CNN isn’t the only site looking to capitalize on the presence of video in online properties. A study by social media analytics provider Sysomos uncovers the wide-spread adoption of video embedding by bloggers and overall video viewing trends.
Examining video embeds and links to videos on blogs, Sysomos looked at 100 million blog posts published from July to September of 2009 along with twelve major video platforms. Findings showed that men and women across the world are including links to videos on their blogs. As a friend said to me the other day, “Videos are the new pictures.”
I’m already late to the party. Typical.
Now, if I’m not alone, let’s back up a second and listen to Bruce’s perspective on why video is an increasingly important element of any site, shared during an interview with ReelSEO, a video marketing and SEO company, earlier this year. Check that out and come right back, okay?

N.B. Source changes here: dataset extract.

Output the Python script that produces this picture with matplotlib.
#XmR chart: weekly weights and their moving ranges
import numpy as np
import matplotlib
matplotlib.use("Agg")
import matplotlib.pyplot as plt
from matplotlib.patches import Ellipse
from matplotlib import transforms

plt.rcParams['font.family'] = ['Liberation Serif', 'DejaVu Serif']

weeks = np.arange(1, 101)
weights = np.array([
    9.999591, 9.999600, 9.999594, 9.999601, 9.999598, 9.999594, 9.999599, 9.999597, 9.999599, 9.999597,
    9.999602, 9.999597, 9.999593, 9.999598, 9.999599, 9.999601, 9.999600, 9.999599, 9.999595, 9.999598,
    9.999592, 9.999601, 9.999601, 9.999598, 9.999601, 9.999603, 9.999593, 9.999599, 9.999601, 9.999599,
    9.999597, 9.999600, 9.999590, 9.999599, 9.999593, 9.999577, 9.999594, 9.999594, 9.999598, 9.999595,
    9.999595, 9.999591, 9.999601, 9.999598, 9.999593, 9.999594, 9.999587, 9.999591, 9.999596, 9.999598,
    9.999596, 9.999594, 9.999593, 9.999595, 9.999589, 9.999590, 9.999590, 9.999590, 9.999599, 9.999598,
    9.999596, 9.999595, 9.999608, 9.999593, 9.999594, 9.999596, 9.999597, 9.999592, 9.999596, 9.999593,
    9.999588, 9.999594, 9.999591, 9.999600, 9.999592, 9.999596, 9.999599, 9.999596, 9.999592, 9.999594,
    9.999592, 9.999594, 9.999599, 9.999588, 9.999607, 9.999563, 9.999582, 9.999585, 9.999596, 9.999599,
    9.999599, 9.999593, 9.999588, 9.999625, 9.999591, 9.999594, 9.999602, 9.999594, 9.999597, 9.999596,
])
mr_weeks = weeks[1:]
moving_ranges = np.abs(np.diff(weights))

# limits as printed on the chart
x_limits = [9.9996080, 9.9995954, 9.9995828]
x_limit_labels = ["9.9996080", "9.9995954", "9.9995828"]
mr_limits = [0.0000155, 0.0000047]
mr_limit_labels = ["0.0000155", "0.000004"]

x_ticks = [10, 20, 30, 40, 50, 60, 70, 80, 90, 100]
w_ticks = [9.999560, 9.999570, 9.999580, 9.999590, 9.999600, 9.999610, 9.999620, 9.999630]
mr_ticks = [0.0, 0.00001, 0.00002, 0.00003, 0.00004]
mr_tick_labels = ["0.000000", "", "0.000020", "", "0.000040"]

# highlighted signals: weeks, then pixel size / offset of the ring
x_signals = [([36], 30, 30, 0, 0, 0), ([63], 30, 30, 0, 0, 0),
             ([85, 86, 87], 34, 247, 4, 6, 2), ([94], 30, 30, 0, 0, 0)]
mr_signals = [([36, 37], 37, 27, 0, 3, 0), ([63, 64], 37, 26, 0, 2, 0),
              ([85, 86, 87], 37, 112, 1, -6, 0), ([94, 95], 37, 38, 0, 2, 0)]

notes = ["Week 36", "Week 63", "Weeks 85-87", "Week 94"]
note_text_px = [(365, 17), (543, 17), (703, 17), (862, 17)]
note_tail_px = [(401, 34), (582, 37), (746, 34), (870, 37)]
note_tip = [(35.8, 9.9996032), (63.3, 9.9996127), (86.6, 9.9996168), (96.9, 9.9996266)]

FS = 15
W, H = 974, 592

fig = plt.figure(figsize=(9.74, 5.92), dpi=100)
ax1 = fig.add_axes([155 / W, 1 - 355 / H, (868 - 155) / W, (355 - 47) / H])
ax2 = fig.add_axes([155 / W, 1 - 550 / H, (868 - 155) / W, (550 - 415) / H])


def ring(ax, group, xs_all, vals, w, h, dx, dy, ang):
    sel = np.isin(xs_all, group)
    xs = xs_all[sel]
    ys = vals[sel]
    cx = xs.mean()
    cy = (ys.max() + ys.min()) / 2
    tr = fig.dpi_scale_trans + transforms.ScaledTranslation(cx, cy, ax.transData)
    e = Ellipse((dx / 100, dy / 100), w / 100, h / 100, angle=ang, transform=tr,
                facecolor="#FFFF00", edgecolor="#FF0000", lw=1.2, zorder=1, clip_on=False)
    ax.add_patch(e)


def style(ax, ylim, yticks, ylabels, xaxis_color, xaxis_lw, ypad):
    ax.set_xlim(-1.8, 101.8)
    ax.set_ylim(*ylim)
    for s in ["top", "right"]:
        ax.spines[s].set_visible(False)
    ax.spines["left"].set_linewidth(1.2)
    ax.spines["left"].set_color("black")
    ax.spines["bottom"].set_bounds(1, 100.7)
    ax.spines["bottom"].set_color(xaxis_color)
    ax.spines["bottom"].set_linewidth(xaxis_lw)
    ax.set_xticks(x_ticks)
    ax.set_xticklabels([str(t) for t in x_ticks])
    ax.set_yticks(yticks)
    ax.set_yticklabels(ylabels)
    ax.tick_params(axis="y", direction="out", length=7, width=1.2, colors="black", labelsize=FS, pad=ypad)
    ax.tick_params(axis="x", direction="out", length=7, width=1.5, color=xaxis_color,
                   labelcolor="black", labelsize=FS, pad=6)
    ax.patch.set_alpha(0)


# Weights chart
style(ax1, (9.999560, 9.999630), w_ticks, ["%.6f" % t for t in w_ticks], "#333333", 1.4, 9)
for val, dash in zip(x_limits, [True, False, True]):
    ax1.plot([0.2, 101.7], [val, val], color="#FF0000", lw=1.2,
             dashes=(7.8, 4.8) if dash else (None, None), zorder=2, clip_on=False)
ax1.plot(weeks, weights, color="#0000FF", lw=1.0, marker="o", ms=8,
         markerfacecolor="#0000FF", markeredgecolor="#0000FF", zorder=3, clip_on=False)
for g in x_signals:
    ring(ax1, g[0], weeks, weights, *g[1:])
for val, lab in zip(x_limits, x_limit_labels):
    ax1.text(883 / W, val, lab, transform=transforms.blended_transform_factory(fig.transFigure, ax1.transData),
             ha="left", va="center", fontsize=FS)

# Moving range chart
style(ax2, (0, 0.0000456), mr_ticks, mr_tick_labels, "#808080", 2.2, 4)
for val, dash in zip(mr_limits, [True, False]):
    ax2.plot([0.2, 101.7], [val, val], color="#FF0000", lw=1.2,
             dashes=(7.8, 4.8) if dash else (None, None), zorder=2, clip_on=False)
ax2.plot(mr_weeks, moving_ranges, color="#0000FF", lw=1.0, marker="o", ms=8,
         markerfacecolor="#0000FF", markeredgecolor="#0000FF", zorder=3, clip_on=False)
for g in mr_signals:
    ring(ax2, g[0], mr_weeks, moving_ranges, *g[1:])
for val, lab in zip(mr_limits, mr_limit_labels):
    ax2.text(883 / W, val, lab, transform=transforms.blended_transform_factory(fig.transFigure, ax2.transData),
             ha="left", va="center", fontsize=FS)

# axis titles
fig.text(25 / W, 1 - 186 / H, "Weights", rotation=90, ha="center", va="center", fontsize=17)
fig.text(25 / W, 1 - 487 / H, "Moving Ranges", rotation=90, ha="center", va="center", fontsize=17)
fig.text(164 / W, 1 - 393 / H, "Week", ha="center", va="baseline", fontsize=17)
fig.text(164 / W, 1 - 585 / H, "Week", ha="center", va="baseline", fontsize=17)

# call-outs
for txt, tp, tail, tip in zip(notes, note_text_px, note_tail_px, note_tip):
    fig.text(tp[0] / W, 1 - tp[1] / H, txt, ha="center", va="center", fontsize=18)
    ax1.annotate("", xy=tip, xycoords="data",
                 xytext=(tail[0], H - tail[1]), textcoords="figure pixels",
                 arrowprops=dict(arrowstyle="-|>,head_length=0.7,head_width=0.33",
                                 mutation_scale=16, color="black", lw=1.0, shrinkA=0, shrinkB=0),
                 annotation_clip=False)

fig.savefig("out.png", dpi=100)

Videos are engagement objects™, or elements and applications that cause the user to actively participate on a Web site. Google’s Universal Search highlights the need for videos, images and other engaging content as such features are featured prominently in page-one search results.

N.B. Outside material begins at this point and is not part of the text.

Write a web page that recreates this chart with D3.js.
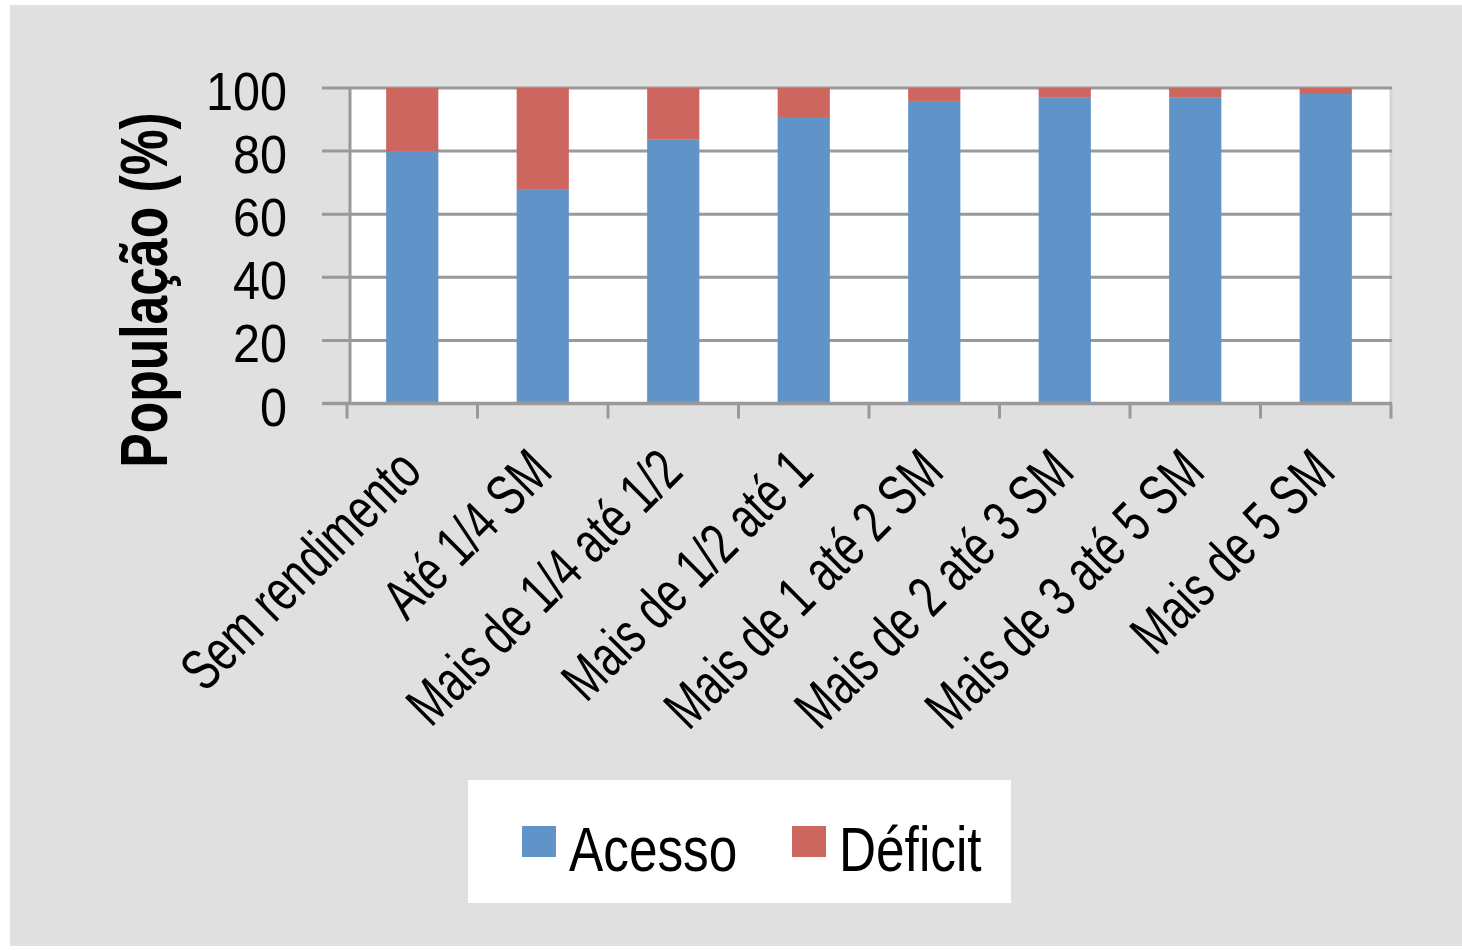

My guest Topher Kohan, SEO coordinator at CNN, talked to me during the podcast about CNN’s Web 2.0 strategy, what the process of redesigning the site was like, and how he managed to keep SEO in the loop from the very beginning.
One point that really stuck out to me during our convo but didn’t get a lot of time during the podcast was CNN’s approach to the Web, not as an alternate channel, but as a critical appendage of the holistic-minded media organization.
While some news organizations push Web visitors to the television, CNN sees Web users as an influential audience, deserving of at least the same amount of time and effort as is given to catering to TV viewers.
As a television news org, CNN has a lot of video in its archives. If users can find, view, and share video online, and all those interactions can be tracked and measured with unprecedented accuracy, isn’t online video an investment worth at least investigating?
Retailers are facing the same situation. Once upon a time Web site visitors could be directed to call or visit a brick-and-mortar location. The Web was a tool for funneling people down a non-Web-based conversion cycle.
But business models have necessarily evolved as confident shoppers aren’t going to put in the time and effort it takes to bounce from your site to the store when an online alternative is available.
The Web is no second-class citizen, and video holds a high place in the court of the king. Get the picture?
4 Replies to “Bye Bye, Old Media Thinking: CNN Leads the Way in Online Video Strategy – SEM Synergy Extras”
Hey, that’s great!! Its good to see CNN moving ahead!!! News is widely gaining popularity, with its wide network.
aside from having a great video content, i think right video optimization must be done to make it searchable. one step is by sharing and linking videos to social media sites.
thanks for the info.
I think it’s great that CNN is showcasing video more. At the same time, I think the new CNN, which is “most popular” centric shot themselves in the foot at the same time as they chose to adapt to the new video reality. It’s now infinitely more difficult to find the most recent articles without multiple clicks that bombard the user with “most popular” results.
I think the key is really to adapt and evolve but not to alienate existing readers, and in that light, CNN falls short.